What are Cool Roofs?
Cool Roofs use roofing materials that are highly reflective (also called high albedo roofs) of the sun's radiant heat. They may also have a high thermal eminence value. Eminence is a measure of how much absorbed radiant energy is given off into the atmosphere - keeping the surface cooler as a result.
One issue given enormous attention in the last few years is the usage of Cool Roofs to mitigate the Urban Heat Island effect. The Urban Heat Island effect is the creation of higher ambient temperatures in densely compacted urban areas than the surrounding suburban areas. It is a result from reduced vegetative growth as well as a higher incidence rate of black or dark colored pavement and roofing. Typically, Cool Roofs are those with a solar reflectance value of 0.65 or higher when new. That means 65% of the total radiant heat energy is reflected back into the atmosphere.
As much as 40% of a city's impervious area is composed of roof area.
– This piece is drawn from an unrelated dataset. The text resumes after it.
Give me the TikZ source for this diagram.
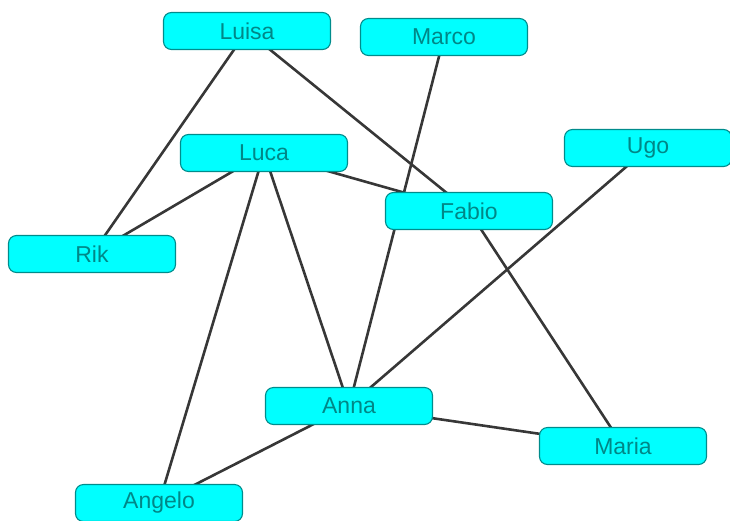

Why is an urban heat island significant?
Because it means that more cooling energy is needed for occupied spaces in these urban areas. There is also a higher incidence rate of air pollution created that includes the production of ozone.
Cool roof studies
Studies have shown that if cities were to install only Cool Roofs, significant energy savings would result as well as an improvement in urban air quality. These studies have led to local and state-mandated commercial roof regulations. They are rapidly proliferating to other locales that see cool roofing as an inexpensive means to reduce overall energy consumption. Such programs as Title 24 in California and regulations in the State of Georgia, Salt Lake City, Chicago and other urban northeastern cities are examples of trends being adopted nationwide.